While the above is all good news, there are some very important restrictions and things to watch out for. Neglecting them can have costly consequences. For instance, the Lifetime Allowance not only still applies, but has been significantly reduced in the recent years (it is only £1m now). Besides the annual pension contribution allowance it is one of the things that require careful planning long before you retire. In retirement, pension income is typically subject to income tax, which must be considered when deciding about the size and timing of withdrawals, particularly if you have other sources of income.
Asset allocation and investment management is another challenge. Maintaining a good investment return with reasonable risk is increasingly difficult in the world of record low interest rates. It is tempting to completely avoid low-yield bonds and other conservative investments in favour of stocks, but such strategy could leave you exposed to unacceptably high levels of risk, particularly in the last years before your retirement. A balanced portfolio of stocks and bonds is often the best compromise, but asset allocation should not be constant in time – it should be regularly reviewed and should reflect your changing time horizon and other circumstances.

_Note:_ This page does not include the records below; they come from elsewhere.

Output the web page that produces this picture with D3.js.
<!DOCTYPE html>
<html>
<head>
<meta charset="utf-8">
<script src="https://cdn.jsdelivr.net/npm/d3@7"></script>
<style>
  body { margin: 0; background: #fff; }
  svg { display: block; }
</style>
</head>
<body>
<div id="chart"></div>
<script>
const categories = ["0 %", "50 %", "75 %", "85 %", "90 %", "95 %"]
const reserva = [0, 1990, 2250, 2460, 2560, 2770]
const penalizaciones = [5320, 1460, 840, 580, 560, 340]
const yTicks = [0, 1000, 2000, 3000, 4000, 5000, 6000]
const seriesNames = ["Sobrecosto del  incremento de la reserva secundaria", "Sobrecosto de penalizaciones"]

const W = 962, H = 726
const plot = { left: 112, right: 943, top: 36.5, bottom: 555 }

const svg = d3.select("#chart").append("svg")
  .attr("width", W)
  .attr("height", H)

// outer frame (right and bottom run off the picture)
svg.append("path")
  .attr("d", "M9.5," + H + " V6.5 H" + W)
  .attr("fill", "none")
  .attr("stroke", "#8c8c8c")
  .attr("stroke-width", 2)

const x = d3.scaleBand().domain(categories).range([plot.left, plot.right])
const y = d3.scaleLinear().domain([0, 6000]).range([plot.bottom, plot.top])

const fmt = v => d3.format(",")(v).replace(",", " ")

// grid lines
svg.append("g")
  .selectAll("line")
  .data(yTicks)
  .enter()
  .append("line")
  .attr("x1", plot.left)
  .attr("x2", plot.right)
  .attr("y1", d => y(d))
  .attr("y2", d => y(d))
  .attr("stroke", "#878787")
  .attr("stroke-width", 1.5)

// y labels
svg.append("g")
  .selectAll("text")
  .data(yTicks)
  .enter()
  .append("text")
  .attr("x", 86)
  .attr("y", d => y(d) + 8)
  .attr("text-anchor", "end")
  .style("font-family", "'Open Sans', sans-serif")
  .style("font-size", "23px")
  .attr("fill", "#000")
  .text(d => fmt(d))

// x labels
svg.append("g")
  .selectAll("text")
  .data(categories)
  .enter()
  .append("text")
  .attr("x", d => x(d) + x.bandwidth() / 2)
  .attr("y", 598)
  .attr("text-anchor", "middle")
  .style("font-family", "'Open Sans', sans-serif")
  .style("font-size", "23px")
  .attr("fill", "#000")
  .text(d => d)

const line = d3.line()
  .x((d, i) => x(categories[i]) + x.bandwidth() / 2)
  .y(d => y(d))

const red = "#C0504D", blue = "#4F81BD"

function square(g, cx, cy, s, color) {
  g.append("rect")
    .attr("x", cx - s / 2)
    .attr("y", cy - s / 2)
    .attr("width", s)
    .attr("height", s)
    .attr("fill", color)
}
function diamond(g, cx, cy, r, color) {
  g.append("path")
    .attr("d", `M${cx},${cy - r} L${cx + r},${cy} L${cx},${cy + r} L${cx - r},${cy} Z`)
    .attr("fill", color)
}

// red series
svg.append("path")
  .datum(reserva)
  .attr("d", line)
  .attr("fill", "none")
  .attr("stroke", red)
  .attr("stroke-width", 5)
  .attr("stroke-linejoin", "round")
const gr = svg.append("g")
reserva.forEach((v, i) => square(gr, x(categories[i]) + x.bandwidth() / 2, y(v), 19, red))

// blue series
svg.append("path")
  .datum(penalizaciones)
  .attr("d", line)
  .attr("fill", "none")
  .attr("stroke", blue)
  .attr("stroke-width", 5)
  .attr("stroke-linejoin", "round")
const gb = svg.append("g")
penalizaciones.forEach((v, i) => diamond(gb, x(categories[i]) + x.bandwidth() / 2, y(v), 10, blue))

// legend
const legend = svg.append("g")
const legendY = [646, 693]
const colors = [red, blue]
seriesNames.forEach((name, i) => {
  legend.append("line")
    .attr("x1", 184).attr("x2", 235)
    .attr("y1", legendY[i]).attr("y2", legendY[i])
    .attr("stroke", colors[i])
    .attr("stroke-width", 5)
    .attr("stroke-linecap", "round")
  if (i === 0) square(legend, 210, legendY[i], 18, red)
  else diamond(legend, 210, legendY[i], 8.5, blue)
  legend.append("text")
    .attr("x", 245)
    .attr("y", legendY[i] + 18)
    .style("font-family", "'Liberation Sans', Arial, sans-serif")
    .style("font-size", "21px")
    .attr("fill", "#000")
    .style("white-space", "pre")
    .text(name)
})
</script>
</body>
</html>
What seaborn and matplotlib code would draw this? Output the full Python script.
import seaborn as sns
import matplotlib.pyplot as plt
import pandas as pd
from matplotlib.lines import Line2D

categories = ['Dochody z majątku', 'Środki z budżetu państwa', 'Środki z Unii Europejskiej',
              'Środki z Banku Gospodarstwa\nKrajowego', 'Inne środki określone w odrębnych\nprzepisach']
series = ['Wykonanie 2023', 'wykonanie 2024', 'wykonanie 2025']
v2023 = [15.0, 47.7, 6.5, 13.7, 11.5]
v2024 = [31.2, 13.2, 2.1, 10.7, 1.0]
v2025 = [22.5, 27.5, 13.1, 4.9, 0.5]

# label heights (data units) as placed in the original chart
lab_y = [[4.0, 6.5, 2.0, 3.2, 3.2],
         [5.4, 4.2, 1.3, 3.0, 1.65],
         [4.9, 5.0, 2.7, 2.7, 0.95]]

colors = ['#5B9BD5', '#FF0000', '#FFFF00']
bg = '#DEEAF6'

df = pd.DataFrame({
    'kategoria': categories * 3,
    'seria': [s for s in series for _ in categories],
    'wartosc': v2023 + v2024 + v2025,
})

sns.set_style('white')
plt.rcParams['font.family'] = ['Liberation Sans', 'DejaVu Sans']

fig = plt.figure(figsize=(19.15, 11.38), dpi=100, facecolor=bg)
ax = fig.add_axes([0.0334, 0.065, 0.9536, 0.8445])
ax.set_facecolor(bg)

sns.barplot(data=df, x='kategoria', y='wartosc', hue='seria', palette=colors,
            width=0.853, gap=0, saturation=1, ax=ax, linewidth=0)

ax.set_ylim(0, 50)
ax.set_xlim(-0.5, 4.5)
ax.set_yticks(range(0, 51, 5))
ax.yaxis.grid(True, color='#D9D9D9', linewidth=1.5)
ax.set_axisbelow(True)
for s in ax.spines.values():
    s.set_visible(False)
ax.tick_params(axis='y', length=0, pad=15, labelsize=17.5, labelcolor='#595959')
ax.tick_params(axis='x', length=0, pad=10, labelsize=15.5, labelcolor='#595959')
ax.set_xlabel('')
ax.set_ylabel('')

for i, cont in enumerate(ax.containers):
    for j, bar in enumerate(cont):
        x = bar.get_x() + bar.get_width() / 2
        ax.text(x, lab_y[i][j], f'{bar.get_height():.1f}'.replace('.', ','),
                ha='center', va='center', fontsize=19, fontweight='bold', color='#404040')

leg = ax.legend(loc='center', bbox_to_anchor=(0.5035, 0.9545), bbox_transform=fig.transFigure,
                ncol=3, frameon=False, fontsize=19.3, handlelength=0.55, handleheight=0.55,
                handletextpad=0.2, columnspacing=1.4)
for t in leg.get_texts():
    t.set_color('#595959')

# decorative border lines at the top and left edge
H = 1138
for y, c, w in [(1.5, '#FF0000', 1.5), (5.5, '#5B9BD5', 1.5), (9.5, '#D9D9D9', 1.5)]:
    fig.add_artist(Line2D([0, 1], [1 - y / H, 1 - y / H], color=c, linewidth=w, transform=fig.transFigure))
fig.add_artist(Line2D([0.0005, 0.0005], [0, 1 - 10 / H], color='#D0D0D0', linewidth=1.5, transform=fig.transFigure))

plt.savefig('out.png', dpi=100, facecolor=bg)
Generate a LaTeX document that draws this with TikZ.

Death benefit nominations are another area where changes in financial and life circumstances may require reviews and adjustments, particularly after the age of 75, when potential death benefits are no longer tax-free. For example, if your children are higher rate taxpayers, you may want to change the nominations in favour of your grandchildren, who may be able to draw the income at zero or very low tax rate, allowing you to pass wealth to future generations in a tax-efficient way. If you have other sources of income and are a higher rate taxpayer yourself, you may even choose to not draw from your pension at all and keep it invested to minimise total inheritance tax.
The above are just some of the many things to consider. Depending on your particular situation, there might be tax saving opportunities which you may not be aware of. Conversely, ignorance of little details in the legislation or mismanagement of your investments may lead to substantial losses or tax liabilities. The new freedoms (and related challenges) make qualified retirement planning advice as important as ever before.